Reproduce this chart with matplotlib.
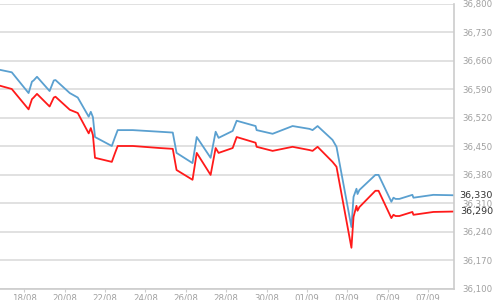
import numpy as np
import pandas as pd
import matplotlib
matplotlib.use("Agg")
import matplotlib.pyplot as plt
import matplotlib.dates as mdates

# timestamps (year assumed) and the two rate series
times = ["08-16 19:00", "08-17 09:00", "08-18 05:00", "08-18 09:00", "08-18 11:00",
         "08-18 15:00", "08-19 06:00", "08-19 11:00", "08-19 13:00", "08-20 06:00",
         "08-20 15:30", "08-21 04:30", "08-21 07:00", "08-21 09:30", "08-21 12:00",
         "08-22 08:00", "08-22 11:30", "08-22 15:00", "08-23 09:00", "08-24 17:00",
         "08-25 08:30", "08-25 13:00", "08-26 08:00", "08-26 13:00", "08-27 05:30",
         "08-27 11:30", "08-27 15:00", "08-28 07:45", "08-28 12:30", "08-29 11:00",
         "08-29 12:15", "08-30 07:15", "08-31 07:00", "09-01 03:15", "09-01 06:45",
         "09-01 12:45", "09-02 06:30", "09-02 11:15", "09-03 05:00", "09-03 07:30",
         "09-03 11:00", "09-03 12:15", "09-03 14:30", "09-04 09:30", "09-04 13:15",
         "09-05 04:30", "09-05 07:00", "09-05 09:30", "09-05 14:00", "09-06 05:30",
         "09-06 06:45", "09-07 06:30", "09-08 06:15"]

sell = [36.638, 36.632, 36.581, 36.609, 36.612, 36.621, 36.586, 36.612, 36.613, 36.581,
        36.570, 36.523, 36.535, 36.522, 36.473, 36.451, 36.471, 36.490, 36.490, 36.486,
        36.484, 36.434, 36.409, 36.473, 36.422, 36.486, 36.471, 36.488, 36.513, 36.500,
        36.490, 36.481, 36.500, 36.493, 36.490, 36.500, 36.466, 36.449, 36.252, 36.326,
        36.346, 36.333, 36.343, 36.380, 36.380, 36.314, 36.324, 36.321, 36.321, 36.331,
        36.324, 36.331, 36.330]

buy = [36.599, 36.591, 36.541, 36.566, 36.570, 36.579, 36.548, 36.570, 36.572, 36.540,
       36.532, 36.482, 36.495, 36.478, 36.422, 36.412, 36.432, 36.451, 36.451, 36.446,
       36.444, 36.392, 36.368, 36.434, 36.380, 36.446, 36.434, 36.446, 36.473, 36.459,
       36.449, 36.439, 36.449, 36.441, 36.439, 36.449, 36.412, 36.400, 36.201, 36.277,
       36.304, 36.292, 36.301, 36.341, 36.341, 36.274, 36.282, 36.279, 36.279, 36.289,
       36.282, 36.289, 36.290]

y_ticks = [36.100, 36.170, 36.240, 36.310, 36.380, 36.450, 36.520, 36.590, 36.660, 36.730, 36.800]

dates = pd.to_datetime(["2015-" + t for t in times])


def fmt(v):
    return f"{v:.3f}".replace(".", ",")


fig = plt.figure(figsize=(5, 3), dpi=100)
ax = fig.add_axes([0, 0.037, 0.908, 0.95])

ax.plot(dates, sell, color="#5aa0d0", lw=1.3)
ax.plot(dates, buy, color="#ff1a1a", lw=1.3)

ax.set_ylim(36.100, 36.800)
ax.set_xlim(dates[0], pd.Timestamp("2015-09-08 07:00"))

# right-hand scale, labels right-aligned near the picture edge
ax.yaxis.tick_right()
ax.set_yticks(y_ticks)
ax.set_yticklabels([fmt(v) for v in y_ticks])
ax.tick_params(axis="y", length=0, pad=28, labelsize=6.2, labelcolor="#a0a0a0")
for lbl in ax.get_yticklabels():
    lbl.set_horizontalalignment("right")
ax.grid(axis="y", color="#dcdcdc", lw=1.2)
ax.set_axisbelow(True)

ax.set_xticks(pd.date_range("2015-08-18", periods=11, freq="2D"))
ax.xaxis.set_major_formatter(mdates.DateFormatter("%d/%m"))
ax.tick_params(axis="x", length=2.5, width=0.8, color="#cccccc", pad=0.5,
               labelsize=6.2, labelcolor="#a0a0a0")

for s in ["top", "left"]:
    ax.spines[s].set_visible(False)
for s in ["bottom", "right"]:
    ax.spines[s].set_color("#cccccc")
    ax.spines[s].set_linewidth(1.2)

# last values on the right
for v in [sell[-1], buy[-1]]:
    ax.annotate(fmt(v), xy=(1, v), xycoords=("axes fraction", "data"),
                xytext=(28, 0), textcoords="offset points", ha="right", va="center",
                fontsize=6.8, color="#333333")

fig.savefig("out.png", dpi=100)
· · · · · · ·
### What you will do
Pick out every line above that contains the word "matplotlib" and copy it.

### Task result
Reproduce this chart with matplotlib.
import matplotlib
matplotlib.use("Agg")
import matplotlib.pyplot as plt
import matplotlib.dates as mdates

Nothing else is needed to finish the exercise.